Instruction
Give back exactly the lines from the beginning of the listing below to the line holding "import plotly.graph_objects as go", both ends included; the pictures stay out.
********
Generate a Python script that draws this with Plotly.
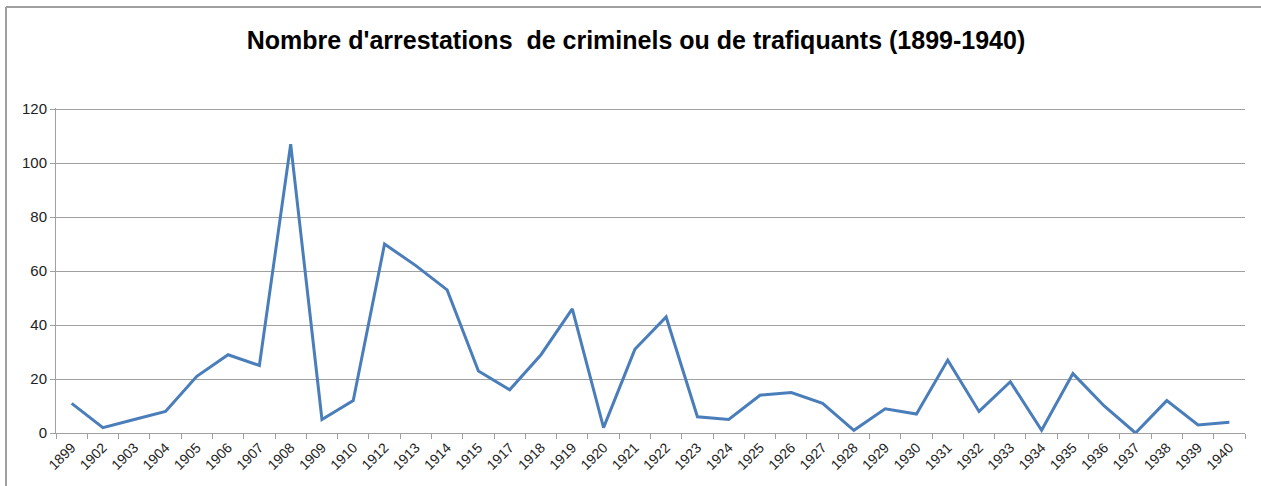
import plotly.graph_objects as go

years = ["1899", "1902", "1903", "1904", "1905", "1906", "1907", "1908", "1909", "1910",
         "1912", "1913", "1914", "1915", "1917", "1918", "1919", "1920", "1921", "1922",
         "1923", "1924", "1925", "1926", "1927", "1928", "1929", "1930", "1931", "1932",
         "1933", "1934", "1935", "1936", "1937", "1938", "1939", "1940"]
arrests = [11, 2, 5, 8, 21, 29, 25, 107, 5, 12,
           70, 62, 53, 23, 16, 29, 46, 2, 31, 43,
           6, 5, 14, 15, 11, 1, 9, 7, 27, 8,
           19, 1, 22, 10, 0, 12, 3, 4]
y_ticks = [0, 20, 40, 60, 80, 100, 120]

W, H = 1261, 486
ml, mr, mt, mb = 56, 16, 108, 53
pw, ph = W - ml - mr, H - mt - mb

fig = go.Figure(go.Scatter(
    x=years, y=arrests, mode="lines",
    line=dict(color="#4a7ebb", width=3),
))

# outer frame (top and left edges)
fx = (6 - ml) / pw
fy = (H - mb - 7) / ph
fig.add_shape(type="line", xref="paper", yref="paper", x0=fx, x1=1.05, y0=fy, y1=fy,
              line=dict(color="#a0a0a0", width=2))
fig.add_shape(type="line", xref="paper", yref="paper", x0=fx, x1=fx, y0=fy, y1=-0.3,
              line=dict(color="#a0a0a0", width=2))

fig.update_layout(
    width=W, height=H,
    margin=dict(l=ml, r=mr, t=mt, b=mb, autoexpand=False),
    paper_bgcolor="white", plot_bgcolor="white",
    showlegend=False,
    title=dict(text="<b>Nombre d'arrestations  de criminels ou de trafiquants (1899-1940)</b>",
               x=(636 - ml) / pw, xref="paper", xanchor="center",
               y=1 - 40 / H, yanchor="middle", yref="container",
               font=dict(family="Liberation Sans Narrow, Arial Narrow, sans-serif", size=25, color="black")),
    xaxis=dict(type="category", range=[-0.5, len(years) - 0.5], automargin=False,
               tickson="boundaries", ticks="outside", ticklen=5,
               tickcolor="#a0a0a0", showline=True, linecolor="#a0a0a0", linewidth=1,
               showgrid=False, tickangle=-45,
               tickfont=dict(family="Liberation Sans, Arial, sans-serif", size=14, color="#222")),
    yaxis=dict(range=[0, 120.4], tickvals=y_ticks, ticks="outside", ticklen=5, automargin=False,
               tickcolor="#a0a0a0", showline=True, linecolor="#a0a0a0", linewidth=1,
               gridcolor="#a0a0a0", gridwidth=1, zeroline=False,
               tickfont=dict(family="Liberation Sans, Arial, sans-serif", size=15, color="#222")),
)

fig.write_html("out.html")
********
Task result
Generate a Python script that draws this with Plotly.
import plotly.graph_objects as go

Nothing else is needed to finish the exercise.